5. Attorney's Fees and Costs
Finally, the plaintiff states that he intends to seek an award of reasonable attorneys' fees and costs. As stated by the plaintiff, that process is governed by Local Rule 7.01. While the plaintiff requests that the court reserve jurisdiction to award attorneys' fees and costs, a reservation is not necessary.
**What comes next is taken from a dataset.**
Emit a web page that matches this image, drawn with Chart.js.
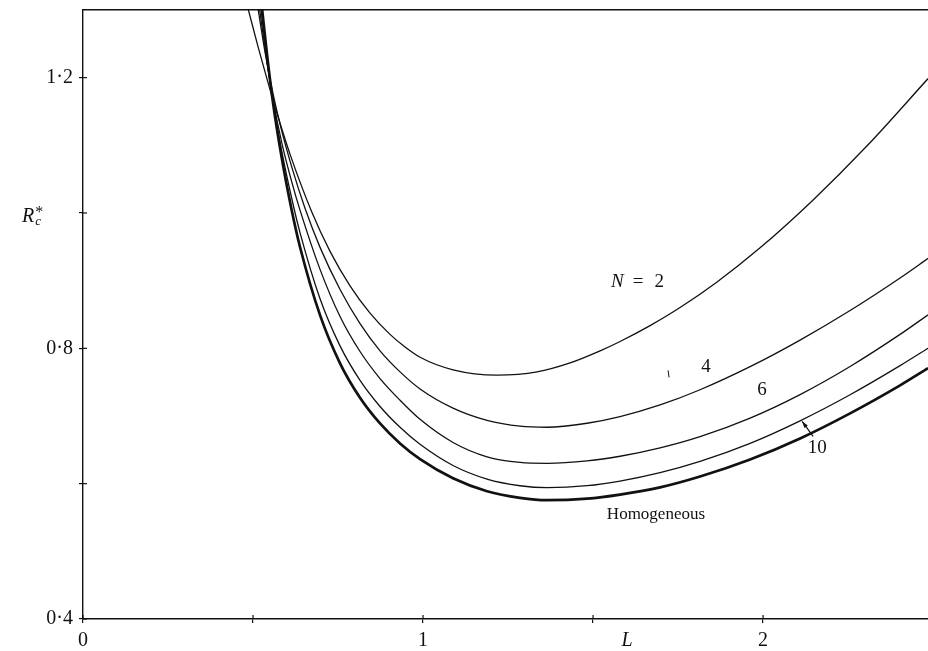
<!DOCTYPE html>
<html>
<head>
<meta charset="utf-8">
<script src="https://cdn.jsdelivr.net/npm/chart.js@4/dist/chart.umd.min.js"></script>
<style>
  html, body { margin: 0; padding: 0; background: #fff; overflow: hidden; }
  #wrap { width: 928px; height: 651px; position: relative; }
</style>
</head>
<body>
<div id="wrap"><canvas id="c" width="928" height="651"></canvas></div>
<script>
// ---- Data (L, R_c*) ----
const L_N2 = [0.4853, 0.5147, 0.5412, 0.5647, 0.6088, 0.6735, 0.7265, 0.7853, 0.8441, 0.9029, 0.9471, 0.9912, 1.0882, 1.2176, 1.3353, 1.4324, 1.5206, 1.5794, 1.6676, 1.7559, 1.8647, 1.9912, 2.1441, 2.3059, 2.4853];
const R_N2 = [1.3022, 1.2459, 1.1979, 1.1570, 1.0870, 1.0006, 0.9433, 0.8923, 0.8520, 0.8206, 0.8019, 0.7868, 0.7683, 0.7605, 0.7652, 0.7784, 0.7962, 0.8101, 0.8336, 0.8603, 0.8981, 0.9485, 1.0178, 1.0993, 1.1987];

const L_N4 = [0.5147, 0.5353, 0.5588, 0.5824, 0.6147, 0.6529, 0.6971, 0.7559, 0.8147, 0.8735, 0.9324, 0.9912, 1.0882, 1.1882, 1.2853, 1.3647, 1.4824, 1.5794, 1.6971, 1.8147, 1.9618, 2.1088, 2.2559, 2.4029, 2.4853];
const R_N4 = [1.3022, 1.2379, 1.1763, 1.1253, 1.0667, 1.0070, 0.9492, 0.8870, 0.8366, 0.7963, 0.7652, 0.7400, 0.7117, 0.6936, 0.6850, 0.6834, 0.6893, 0.6991, 0.7163, 0.7388, 0.7729, 0.8122, 0.8559, 0.9040, 0.9330];

const L_N6 = [0.5191, 0.5382, 0.5588, 0.5853, 0.6147, 0.6382, 0.6971, 0.7559, 0.8147, 0.8735, 0.9324, 0.9912, 1.0882, 1.1882, 1.2853, 1.3647, 1.4824, 1.5794, 1.6971, 1.8147, 1.9618, 2.1088, 2.2559, 2.4029, 2.4853];
const R_N6 = [1.3022, 1.2329, 1.1676, 1.1022, 1.0445, 1.0042, 0.9167, 0.8471, 0.7953, 0.7553, 0.7233, 0.6951, 0.6609, 0.6397, 0.6314, 0.6301, 0.6336, 0.6405, 0.6529, 0.6695, 0.6969, 0.7317, 0.7732, 0.8206, 0.8496];

const L_N10 = [0.5235, 0.5382, 0.5588, 0.5853, 0.6147, 0.6382, 0.6971, 0.7559, 0.8147, 0.8735, 0.9324, 0.9912, 1.0882, 1.1882, 1.2853, 1.3647, 1.4824, 1.5794, 1.6971, 1.8147, 1.9618, 2.1088, 2.2559, 2.4029, 2.4853];
const R_N10 = [1.3022, 1.2385, 1.1639, 1.0892, 1.0196, 0.9710, 0.8732, 0.8036, 0.7526, 0.7141, 0.6833, 0.6581, 0.6268, 0.6067, 0.5969, 0.5941, 0.5970, 0.6039, 0.6163, 0.6329, 0.6596, 0.6929, 0.7314, 0.7744, 0.8002];

const L_HOM = [0.5265, 0.5412, 0.5588, 0.5853, 0.6147, 0.6382, 0.6971, 0.7559, 0.8147, 0.8735, 0.9324, 0.9912, 1.0882, 1.1882, 1.2853, 1.3647, 1.4824, 1.5794, 1.6971, 1.8147, 1.9618, 2.1088, 2.2559, 2.4029, 2.4853];
const R_HOM = [1.3022, 1.2341, 1.1630, 1.0790, 1.0019, 0.9498, 0.8490, 0.7779, 0.7270, 0.6890, 0.6594, 0.6363, 0.6080, 0.5889, 0.5791, 0.5756, 0.5779, 0.5839, 0.5945, 0.6105, 0.6357, 0.6668, 0.7039, 0.7453, 0.7707];

const X_TICKS = [0, 0.5, 1, 1.5, 2];
const X_TICK_LABELS = ['0', '', '1', '', '2'];
const Y_TICKS = [0.4, 0.6, 0.8, 1.0, 1.2];
const Y_TICK_LABELS = ['0·4', '', '0·8', '', '1·2'];

// curve labels: [text, L, R]
const CURVE_LABELS = [['4', 1.832, 0.772], ['6', 1.997, 0.739], ['10', 2.159, 0.653], ['Homogeneous', 1.685, 0.554]];
const N2_LABEL = [1.624, 0.898];
const ARROW_10 = [[2.147, 0.670], [2.115, 0.692]];
const STRAY_MARK = [[1.7206, 0.7674], [1.7235, 0.7570]];
const AXIS_L_POS = 1.6;
const AXIS_R_POS = 0.994;

const SERIF = '"Liberation Serif", "DejaVu Serif", serif';

function pts(xs, ys) { return xs.map((x, i) => ({ x: x, y: ys[i] })); }

function ds(label, xs, ys, w) {
  return {
    label: label, data: pts(xs, ys), borderColor: '#111', borderWidth: w,
    pointRadius: 0, fill: false, cubicInterpolationMode: 'monotone'
  };
}

const annot = {
  id: 'annot',
  afterDatasetsDraw(chart) {
    const ctx = chart.ctx, xs = chart.scales.x, ys = chart.scales.y;
    const ca = chart.chartArea;
    ctx.save();
    ctx.fillStyle = '#111';
    ctx.strokeStyle = '#111';
    // inward halves of tick marks
    ctx.lineWidth = 1.2;
    X_TICKS.forEach(v => {
      const px = xs.getPixelForValue(v);
      ctx.beginPath(); ctx.moveTo(px, ca.bottom); ctx.lineTo(px, ca.bottom - 4); ctx.stroke();
    });
    Y_TICKS.forEach(v => {
      const py = ys.getPixelForValue(v);
      ctx.beginPath(); ctx.moveTo(ca.left, py); ctx.lineTo(ca.left + 4, py); ctx.stroke();
    });
    // curve labels
    ctx.textAlign = 'center';
    ctx.textBaseline = 'middle';
    CURVE_LABELS.forEach(([t, l, r]) => {
      ctx.font = (t === 'Homogeneous' ? '17px ' : '19px ') + SERIF;
      ctx.fillText(t, xs.getPixelForValue(l), ys.getPixelForValue(r));
    });
    // N = 2
    const nx = xs.getPixelForValue(N2_LABEL[0]), ny = ys.getPixelForValue(N2_LABEL[1]);
    ctx.textAlign = 'center';
    ctx.font = 'italic 19px ' + SERIF;
    ctx.fillText('N', nx - 18, ny);
    ctx.font = '19px ' + SERIF;
    ctx.fillText('=', nx + 3, ny);
    ctx.fillText('2', nx + 24, ny);
    // arrow for 10
    const a0x = xs.getPixelForValue(ARROW_10[0][0]), a0y = ys.getPixelForValue(ARROW_10[0][1]);
    const a1x = xs.getPixelForValue(ARROW_10[1][0]), a1y = ys.getPixelForValue(ARROW_10[1][1]);
    ctx.lineWidth = 1.2;
    ctx.beginPath(); ctx.moveTo(a0x, a0y); ctx.lineTo(a1x, a1y); ctx.stroke();
    const ang = Math.atan2(a1y - a0y, a1x - a0x);
    ctx.beginPath();
    ctx.moveTo(a1x, a1y);
    ctx.lineTo(a1x - 7 * Math.cos(ang - 0.3), a1y - 7 * Math.sin(ang - 0.3));
    ctx.lineTo(a1x - 7 * Math.cos(ang + 0.3), a1y - 7 * Math.sin(ang + 0.3));
    ctx.closePath(); ctx.fill();
    // small stray mark near "4"
    ctx.lineWidth = 1;
    ctx.beginPath();
    ctx.moveTo(xs.getPixelForValue(STRAY_MARK[0][0]), ys.getPixelForValue(STRAY_MARK[0][1]));
    ctx.lineTo(xs.getPixelForValue(STRAY_MARK[1][0]), ys.getPixelForValue(STRAY_MARK[1][1]));
    ctx.stroke();
    // axis label L
    ctx.textAlign = 'center';
    ctx.font = 'italic 20px ' + SERIF;
    ctx.fillText('L', xs.getPixelForValue(AXIS_L_POS), ca.bottom + 22);
    // axis label R_c*
    const ry = ys.getPixelForValue(AXIS_R_POS);
    ctx.textAlign = 'left';
    ctx.font = 'italic 20px ' + SERIF;
    const rx = 22;
    ctx.fillText('R', rx, ry);
    const wR = ctx.measureText('R').width;
    ctx.font = 'italic 13px ' + SERIF;
    ctx.fillText('c', rx + wR + 1, ry + 5);
    ctx.font = '16px ' + SERIF;
    ctx.fillText('*', rx + wR + 1, ry - 4);
    ctx.restore();
  }
};

new Chart(document.getElementById('c'), {
  type: 'line',
  data: {
    datasets: [
      ds('N = 2', L_N2, R_N2, 1.3),
      ds('N = 4', L_N4, R_N4, 1.3),
      ds('N = 6', L_N6, R_N6, 1.3),
      ds('N = 10', L_N10, R_N10, 1.3),
      ds('Homogeneous', L_HOM, R_HOM, 2.7)
    ]
  },
  options: {
    responsive: false,
    animation: false,
    layout: { padding: { left: 0, right: 0, top: 0, bottom: 0 } },
    plugins: { legend: { display: false }, tooltip: { enabled: false } },
    scales: {
      x: {
        type: 'linear', position: 'bottom', min: 0, max: 2.485,
        afterBuildTicks: s => { s.ticks = X_TICKS.map(v => ({ value: v })); },
        afterFit: s => { s.height = 32; s.paddingLeft = 0; s.paddingRight = 0; },
        ticks: {
          autoSkip: false, maxRotation: 0, color: '#111', padding: 6,
          font: { family: SERIF, size: 20 },
          callback: (v) => { const i = X_TICKS.indexOf(v); return i >= 0 ? X_TICK_LABELS[i] : ''; }
        },
        grid: { drawOnChartArea: false, drawTicks: true, tickLength: 4, color: '#111', lineWidth: 1.2 },
        border: { display: true, color: '#111', width: 1.4 }
      },
      x2: {
        type: 'linear', position: 'top', min: 0, max: 2.485,
        afterFit: s => { s.height = 10; },
        ticks: { display: false },
        grid: { display: false, drawTicks: false },
        border: { display: true, color: '#111', width: 1.6 }
      },
      y: {
        type: 'linear', position: 'left', min: 0.4, max: 1.3,
        afterBuildTicks: s => { s.ticks = Y_TICKS.map(v => ({ value: v })); },
        afterFit: s => { s.width = 83; s.paddingTop = 0; s.paddingBottom = 0; },
        ticks: {
          autoSkip: false, color: '#111', padding: 6,
          font: { family: SERIF, size: 20 },
          callback: (v) => { const i = Y_TICKS.findIndex(t => Math.abs(t - v) < 1e-9); return i >= 0 ? Y_TICK_LABELS[i] : ''; }
        },
        grid: { drawOnChartArea: false, drawTicks: true, tickLength: 4, color: '#111', lineWidth: 1.2 },
        border: { display: true, color: '#111', width: 1.4 }
      }
    }
  },
  plugins: [annot]
});
</script>
</body>
</html>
Thus, the plaintiff need only follow the appropriate Local Rules in any subsequent motion for attorneys' fees and costs.
IV.
For the foregoing reasons, I recommend that Jeffrey A. Weinman's, Motion for Final Default Judgment Against Terri Lyn Warren, As Successor Trustee Of The Wander Living Trust Dated October 12, 1994 (Doc. 46) be granted, but only to the extent that:
1. Default judgment be entered against the defendant, her capacity as successor trustee, on counts II, IV, V, and VIL
2. That the defendant's January 2021 transfer of the Mohawk Property into her own name, individually, be voided.
3. That the defendant be compelled to distribute a one-third interest in the Mohawk Property to the plaintiff.
4. That title be quieted on the Mohawk Property such that a one-third interest in Mohawk property is owned by the plaintiff and the remaining two-third interest in Mohawk Property is owned by the Wander Trust.
5. However, 1 recommend that the plaintiffs request for prejudgment interest be denied since a specific amount was not provided.
NOTICE TO PARTIES
The parties have fourteen days from the date they are served a copy of this report to file written objections to this report's proposed findings and recommendations or to seek an extension of the fourteen-day deadline to file written objections. 28 U.S.C. 636(b)(1)(C). Under 28 U.S.C. 636(b)(1), a party's failure to object to this report's proposed findings and recommendations waives that party's right to challenge on appeal the district court's order adopting this report's unobjected-to factual findings and legal conclusions.